● **ITEMS**:
====
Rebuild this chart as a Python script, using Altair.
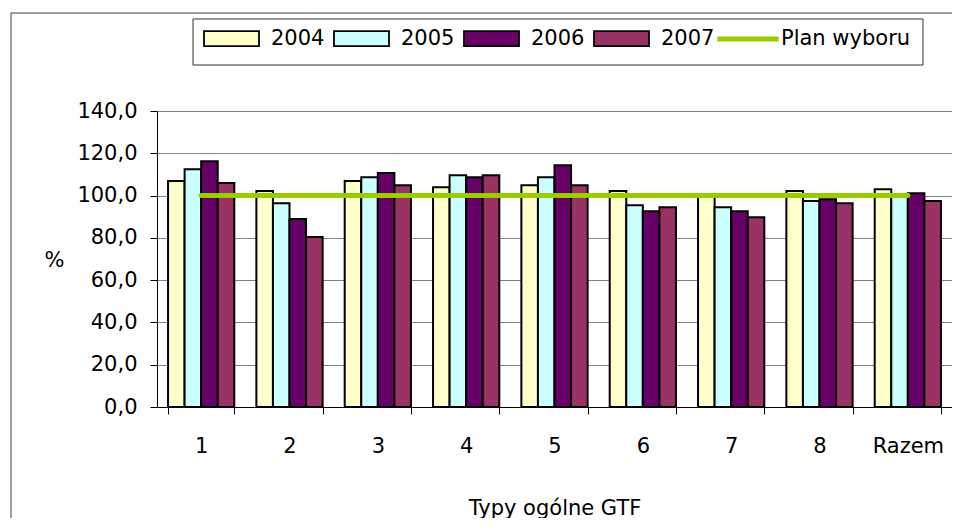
import altair as alt
import pandas as pd

categories = ["1", "2", "3", "4", "5", "6", "7", "8", "Razem"]
years = ["2004", "2005", "2006", "2007"]
v2004 = [106.9, 102.2, 106.9, 103.9, 104.9, 102.2, 100.2, 102.2, 103.0]
v2005 = [112.4, 96.4, 108.7, 109.6, 108.7, 95.4, 94.5, 97.4, 100.1]
v2006 = [116.2, 88.9, 110.7, 108.7, 114.3, 92.6, 92.6, 98.3, 101.1]
v2007 = [106.0, 80.4, 104.9, 109.6, 104.9, 94.5, 89.7, 96.4, 97.4]
plan_label = "Plan wyboru"
plan = [100.0, 100.0, 100.0, 100.0, 100.0, 100.0, 100.0, 100.0, 100.0]
year_colors = ["#FFFFCC", "#CCFFFF", "#660066", "#993366"]
plan_color = "#99CC00"
y_ticks = [0, 20, 40, 60, 80, 100, 120, 140]
x_title = "Typy ogólne GTF"
y_title = "%"

FONT = "DejaVu Sans"
FS = 21

rows = []
for yr, vals in zip(years, [v2004, v2005, v2006, v2007]):
    for c, v in zip(categories, vals):
        rows.append({"kat": c, "seria": yr, "wartosc": v})
bars_df = pd.DataFrame(rows)
line_df = pd.DataFrame({"kat": categories, "seria": [plan_label] * len(categories), "wartosc": plan})

rect_path = "M-3.235,-0.882H3.235V0.882H-3.235Z"
line_path = "M-3.6,0H3.6"

LEG_X, LEG_Y, LEG_PAD = 36, -92, 9

year_legend = alt.Legend(
    title=None, orient="none", direction="horizontal", legendX=LEG_X, legendY=LEG_Y,
    padding=LEG_PAD, columnPadding=5, symbolSize=289, symbolOffset=19, labelOffset=29,
    labelFont=FONT, labelFontSize=FS, labelColor="black",
    symbolType=rect_path, symbolStrokeColor="black", symbolStrokeWidth=1.8, symbolOpacity=1,
)
plan_legend = alt.Legend(
    title=None, orient="none", direction="horizontal", legendX=558, legendY=LEG_Y + LEG_PAD,
    padding=0, symbolSize=289, symbolOffset=22, labelOffset=22,
    labelFont=FONT, labelFontSize=FS, labelColor="black",
    symbolType=line_path, symbolStrokeWidth=5, symbolOpacity=1,
)

x_enc = alt.X(
    "kat:N", sort=categories,
    scale=alt.Scale(paddingInner=0.25, paddingOuter=0.125),
    axis=alt.Axis(
        title=x_title, labelAngle=0, tickBand="extent", grid=False,
        domainColor="black", tickColor="black", tickSize=7, labelPadding=21,
        labelFont=FONT, labelFontSize=FS, labelColor="black",
        titleFont=FONT, titleFontSize=FS, titleFontWeight="normal", titleColor="black",
        titleY=101, titleBaseline="middle",
    ),
)
y_enc = alt.Y(
    "wartosc:Q", scale=alt.Scale(domain=[0, 140]),
    axis=alt.Axis(
        values=y_ticks, labelExpr="replace(format(datum.value, '.1f'), '.', ',')",
        title=y_title, titleAngle=0, titleX=-103, titleY=149, titleAlign="center",
        titleBaseline="middle", titleFont=FONT, titleFontSize=FS, titleFontWeight="normal",
        titleColor="black", gridColor="#808080", gridWidth=1, domainColor="black",
        tickColor="black", tickSize=7, labelPadding=13, labelFont=FONT,
        labelFontSize=FS, labelColor="black",
    ),
)

deco = pd.DataFrame({"a": [0]})
frame = alt.Chart(deco).mark_rect(
    fillOpacity=0, stroke="#404040", strokeWidth=1
).encode(x=alt.value(-146), x2=alt.value(900), y=alt.value(-98), y2=alt.value(500))

legend_box = alt.Chart(deco).mark_rect(
    fill="white", stroke="#333333", strokeWidth=1
).encode(x=alt.value(LEG_X), x2=alt.value(766), y=alt.value(LEG_Y), y2=alt.value(-46))

bars = alt.Chart(bars_df).mark_bar(stroke="black", strokeWidth=2).encode(
    x=x_enc,
    xOffset=alt.XOffset("seria:N", sort=years, scale=alt.Scale(paddingInner=0, paddingOuter=0)),
    y=y_enc,
    fill=alt.Fill("seria:N", scale=alt.Scale(domain=years, range=year_colors), legend=year_legend),
)

line = alt.Chart(line_df).mark_line(strokeWidth=5, strokeCap="round").encode(
    x=alt.X("kat:N", sort=categories),
    y=alt.Y("wartosc:Q"),
    stroke=alt.Stroke("seria:N", scale=alt.Scale(domain=[plan_label], range=[plan_color]), legend=plan_legend),
)

chart = alt.layer(frame, legend_box, bars, line).properties(
    width=795, height=296,
    autosize=alt.AutoSizeParams(type="none"),
    padding={"left": 149, "top": 103, "right": 0, "bottom": 111},
).configure_view(stroke=None)

chart.save("out.html", embed_options={"renderer": "svg", "actions": False})
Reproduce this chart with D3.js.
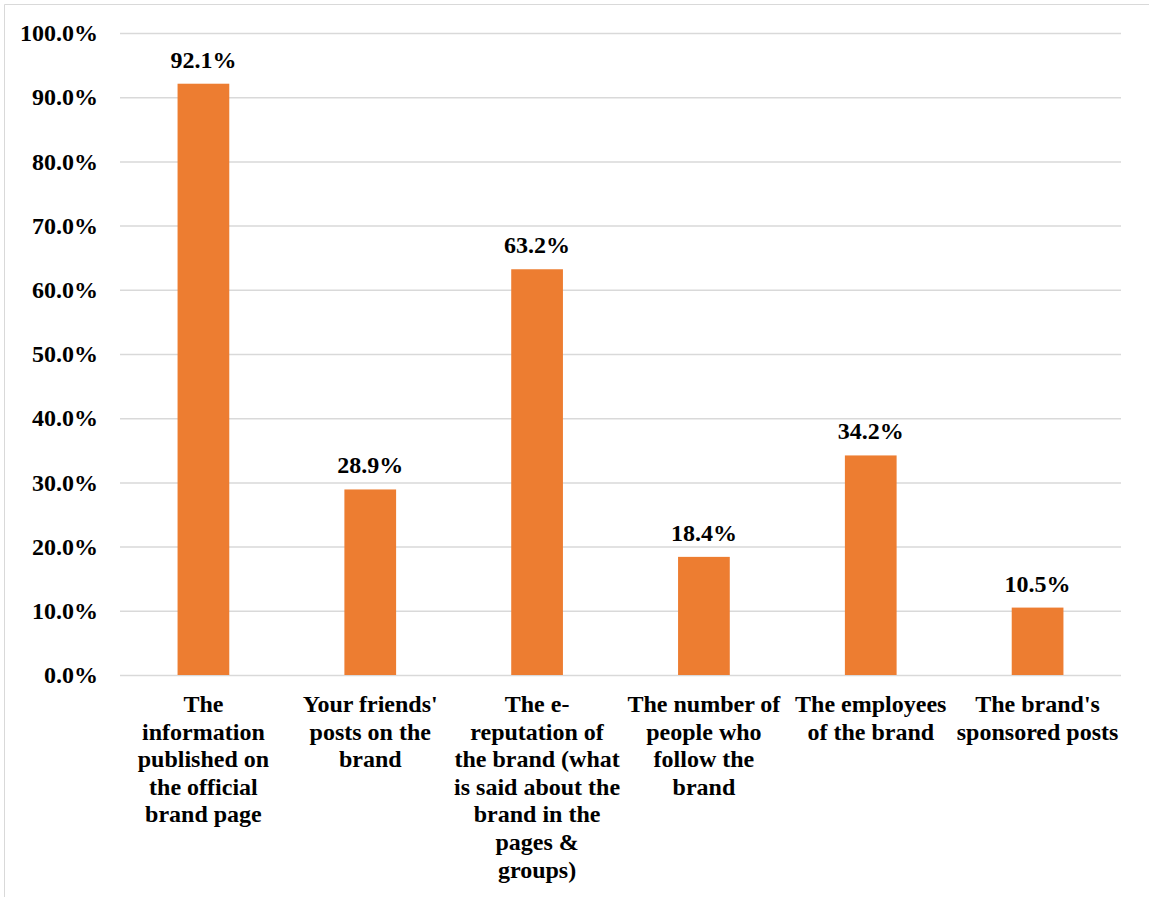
<!DOCTYPE html>
<html><head><meta charset="utf-8">
<script src="https://cdnjs.cloudflare.com/ajax/libs/d3/7.8.5/d3.min.js"></script>
<style>html,body{margin:0;padding:0;background:#fff;}svg{display:block;}</style>
</head><body>
<script>
const categories = [
  "The\ninformation\npublished on\nthe official\nbrand page",
  "Your friends'\nposts on the\nbrand",
  "The e-\nreputation of\nthe brand (what\nis said about the\nbrand in the\npages &\ngroups)",
  "The number of\npeople who\nfollow the\nbrand",
  "The employees\nof the brand",
  "The brand's\nsponsored posts"
];
const values = [92.1, 28.9, 63.2, 18.4, 34.2, 10.5];
const yTicks = [0,10,20,30,40,50,60,70,80,90,100];

const W = 1149, H = 897;
const m = {left:120, right:28, top:33, bottom:222};
const svg = d3.select("body").append("svg").attr("width", W).attr("height", H);
const FONT = '"Liberation Serif"';
function styleText(sel){
  sel.style("font-family", FONT).style("font-weight","bold").style("font-size","24px").style("fill","#000");
}

svg.append("path").attr("d", `M4.5,${H} V4.5 H${W}`).attr("fill","none").attr("stroke","#d9d9d9").attr("stroke-width",1);

const x = d3.scaleBand().domain(d3.range(categories.length)).range([m.left, W - m.right]).paddingInner(0.69).paddingOuter(0.345);
const y = d3.scaleLinear().domain([0,100]).range([H - m.bottom, m.top]);

const yAxis = svg.append("g").attr("transform", `translate(${m.left},0)`)
  .call(d3.axisLeft(y).tickValues(yTicks).tickSize(-(W - m.left - m.right)).tickPadding(22).tickFormat(d => d.toFixed(1) + "%"));
yAxis.select(".domain").remove();
yAxis.selectAll(".tick line").attr("stroke","#d9d9d9").attr("stroke-width",1.5);
styleText(yAxis.selectAll(".tick text"));

svg.append("g").selectAll("rect").data(values).join("rect")
  .attr("x",(d,i)=>x(i)).attr("width",x.bandwidth())
  .attr("y",d=>y(d)).attr("height",d=>y(0)-y(d)).attr("fill","#ED7D31");

styleText(svg.append("g").selectAll("text").data(values).join("text")
  .attr("x",(d,i)=>x(i)+x.bandwidth()/2).attr("y",d=>y(d)-16)
  .attr("text-anchor","middle")
  .text(d=>d.toFixed(1)+"%"));

const xAxis = svg.append("g").attr("transform", `translate(0,${y(0)})`)
  .call(d3.axisBottom(x).tickSize(0).tickFormat(""));
xAxis.select(".domain").remove();
const lab = svg.append("g").selectAll("text").data(categories).join("text")
  .attr("x",(d,i)=>x(i)+x.bandwidth()/2).attr("y", y(0)+37)
  .attr("text-anchor","middle");
styleText(lab);
lab.each(function(d){
  const t = d3.select(this);
  d.split("\n").forEach((ln,k)=>{
    t.append("tspan").attr("x", t.attr("x")).attr("dy", k===0?0:27.6).text(ln);
  });
});
</script>
</body></html>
====
● **WHAT TO PRODUCE**: Every entry above is to be set down exactly; the pictures are to be left out.

● **RESPONSE TO THE EXERCISE**:
Rebuild this chart as a Python script, using Altair.
import altair as alt
import pandas as pd

categories = ["1", "2", "3", "4", "5", "6", "7", "8", "Razem"]
years = ["2004", "2005", "2006", "2007"]
v2004 = [106.9, 102.2, 106.9, 103.9, 104.9, 102.2, 100.2, 102.2, 103.0]
v2005 = [112.4, 96.4, 108.7, 109.6, 108.7, 95.4, 94.5, 97.4, 100.1]
v2006 = [116.2, 88.9, 110.7, 108.7, 114.3, 92.6, 92.6, 98.3, 101.1]
v2007 = [106.0, 80.4, 104.9, 109.6, 104.9, 94.5, 89.7, 96.4, 97.4]
plan_label = "Plan wyboru"
plan = [100.0, 100.0, 100.0, 100.0, 100.0, 100.0, 100.0, 100.0, 100.0]
year_colors = ["#FFFFCC", "#CCFFFF", "#660066", "#993366"]
plan_color = "#99CC00"
y_ticks = [0, 20, 40, 60, 80, 100, 120, 140]
x_title = "Typy ogólne GTF"
y_title = "%"

FONT = "DejaVu Sans"
FS = 21

rows = []
for yr, vals in zip(years, [v2004, v2005, v2006, v2007]):
    for c, v in zip(categories, vals):
        rows.append({"kat": c, "seria": yr, "wartosc": v})
bars_df = pd.DataFrame(rows)
line_df = pd.DataFrame({"kat": categories, "seria": [plan_label] * len(categories), "wartosc": plan})

rect_path = "M-3.235,-0.882H3.235V0.882H-3.235Z"
line_path = "M-3.6,0H3.6"

LEG_X, LEG_Y, LEG_PAD = 36, -92, 9

year_legend = alt.Legend(
    title=None, orient="none", direction="horizontal", legendX=LEG_X, legendY=LEG_Y,
    padding=LEG_PAD, columnPadding=5, symbolSize=289, symbolOffset=19, labelOffset=29,
    labelFont=FONT, labelFontSize=FS, labelColor="black",
    symbolType=rect_path, symbolStrokeColor="black", symbolStrokeWidth=1.8, symbolOpacity=1,
)
plan_legend = alt.Legend(
    title=None, orient="none", direction="horizontal", legendX=558, legendY=LEG_Y + LEG_PAD,
    padding=0, symbolSize=289, symbolOffset=22, labelOffset=22,
    labelFont=FONT, labelFontSize=FS, labelColor="black",
    symbolType=line_path, symbolStrokeWidth=5, symbolOpacity=1,
)

x_enc = alt.X(
    "kat:N", sort=categories,
    scale=alt.Scale(paddingInner=0.25, paddingOuter=0.125),
    axis=alt.Axis(
        title=x_title, labelAngle=0, tickBand="extent", grid=False,
        domainColor="black", tickColor="black", tickSize=7, labelPadding=21,
        labelFont=FONT, labelFontSize=FS, labelColor="black",
        titleFont=FONT, titleFontSize=FS, titleFontWeight="normal", titleColor="black",
        titleY=101, titleBaseline="middle",
    ),
)
y_enc = alt.Y(
    "wartosc:Q", scale=alt.Scale(domain=[0, 140]),
    axis=alt.Axis(
        values=y_ticks, labelExpr="replace(format(datum.value, '.1f'), '.', ',')",
        title=y_title, titleAngle=0, titleX=-103, titleY=149, titleAlign="center",
        titleBaseline="middle", titleFont=FONT, titleFontSize=FS, titleFontWeight="normal",
        titleColor="black", gridColor="#808080", gridWidth=1, domainColor="black",
        tickColor="black", tickSize=7, labelPadding=13, labelFont=FONT,
        labelFontSize=FS, labelColor="black",
    ),
)

deco = pd.DataFrame({"a": [0]})
frame = alt.Chart(deco).mark_rect(
    fillOpacity=0, stroke="#404040", strokeWidth=1
).encode(x=alt.value(-146), x2=alt.value(900), y=alt.value(-98), y2=alt.value(500))

legend_box = alt.Chart(deco).mark_rect(
    fill="white", stroke="#333333", strokeWidth=1
).encode(x=alt.value(LEG_X), x2=alt.value(766), y=alt.value(LEG_Y), y2=alt.value(-46))

bars = alt.Chart(bars_df).mark_bar(stroke="black", strokeWidth=2).encode(
    x=x_enc,
    xOffset=alt.XOffset("seria:N", sort=years, scale=alt.Scale(paddingInner=0, paddingOuter=0)),
    y=y_enc,
    fill=alt.Fill("seria:N", scale=alt.Scale(domain=years, range=year_colors), legend=year_legend),
)

line = alt.Chart(line_df).mark_line(strokeWidth=5, strokeCap="round").encode(
    x=alt.X("kat:N", sort=categories),
    y=alt.Y("wartosc:Q"),
    stroke=alt.Stroke("seria:N", scale=alt.Scale(domain=[plan_label], range=[plan_color]), legend=plan_legend),
)

chart = alt.layer(frame, legend_box, bars, line).properties(
    width=795, height=296,
    autosize=alt.AutoSizeParams(type="none"),
    padding={"left": 149, "top": 103, "right": 0, "bottom": 111},
).configure_view(stroke=None)

chart.save("out.html", embed_options={"renderer": "svg", "actions": False})
Reproduce this chart with D3.js.
<!DOCTYPE html>
<html><head><meta charset="utf-8">
<script src="https://cdnjs.cloudflare.com/ajax/libs/d3/7.8.5/d3.min.js"></script>
<style>html,body{margin:0;padding:0;background:#fff;}svg{display:block;}</style>
</head><body>
<script>
const categories = [
  "The\ninformation\npublished on\nthe official\nbrand page",
  "Your friends'\nposts on the\nbrand",
  "The e-\nreputation of\nthe brand (what\nis said about the\nbrand in the\npages &\ngroups)",
  "The number of\npeople who\nfollow the\nbrand",
  "The employees\nof the brand",
  "The brand's\nsponsored posts"
];
const values = [92.1, 28.9, 63.2, 18.4, 34.2, 10.5];
const yTicks = [0,10,20,30,40,50,60,70,80,90,100];

const W = 1149, H = 897;
const m = {left:120, right:28, top:33, bottom:222};
const svg = d3.select("body").append("svg").attr("width", W).attr("height", H);
const FONT = '"Liberation Serif"';
function styleText(sel){
  sel.style("font-family", FONT).style("font-weight","bold").style("font-size","24px").style("fill","#000");
}

svg.append("path").attr("d", `M4.5,${H} V4.5 H${W}`).attr("fill","none").attr("stroke","#d9d9d9").attr("stroke-width",1);

const x = d3.scaleBand().domain(d3.range(categories.length)).range([m.left, W - m.right]).paddingInner(0.69).paddingOuter(0.345);
const y = d3.scaleLinear().domain([0,100]).range([H - m.bottom, m.top]);

const yAxis = svg.append("g").attr("transform", `translate(${m.left},0)`)
  .call(d3.axisLeft(y).tickValues(yTicks).tickSize(-(W - m.left - m.right)).tickPadding(22).tickFormat(d => d.toFixed(1) + "%"));
yAxis.select(".domain").remove();
yAxis.selectAll(".tick line").attr("stroke","#d9d9d9").attr("stroke-width",1.5);
styleText(yAxis.selectAll(".tick text"));

svg.append("g").selectAll("rect").data(values).join("rect")
  .attr("x",(d,i)=>x(i)).attr("width",x.bandwidth())
  .attr("y",d=>y(d)).attr("height",d=>y(0)-y(d)).attr("fill","#ED7D31");

styleText(svg.append("g").selectAll("text").data(values).join("text")
  .attr("x",(d,i)=>x(i)+x.bandwidth()/2).attr("y",d=>y(d)-16)
  .attr("text-anchor","middle")
  .text(d=>d.toFixed(1)+"%"));

const xAxis = svg.append("g").attr("transform", `translate(0,${y(0)})`)
  .call(d3.axisBottom(x).tickSize(0).tickFormat(""));
xAxis.select(".domain").remove();
const lab = svg.append("g").selectAll("text").data(categories).join("text")
  .attr("x",(d,i)=>x(i)+x.bandwidth()/2).attr("y", y(0)+37)
  .attr("text-anchor","middle");
styleText(lab);
lab.each(function(d){
  const t = d3.select(this);
  d.split("\n").forEach((ln,k)=>{
    t.append("tspan").attr("x", t.attr("x")).attr("dy", k===0?0:27.6).text(ln);
  });
});
</script>
</body></html>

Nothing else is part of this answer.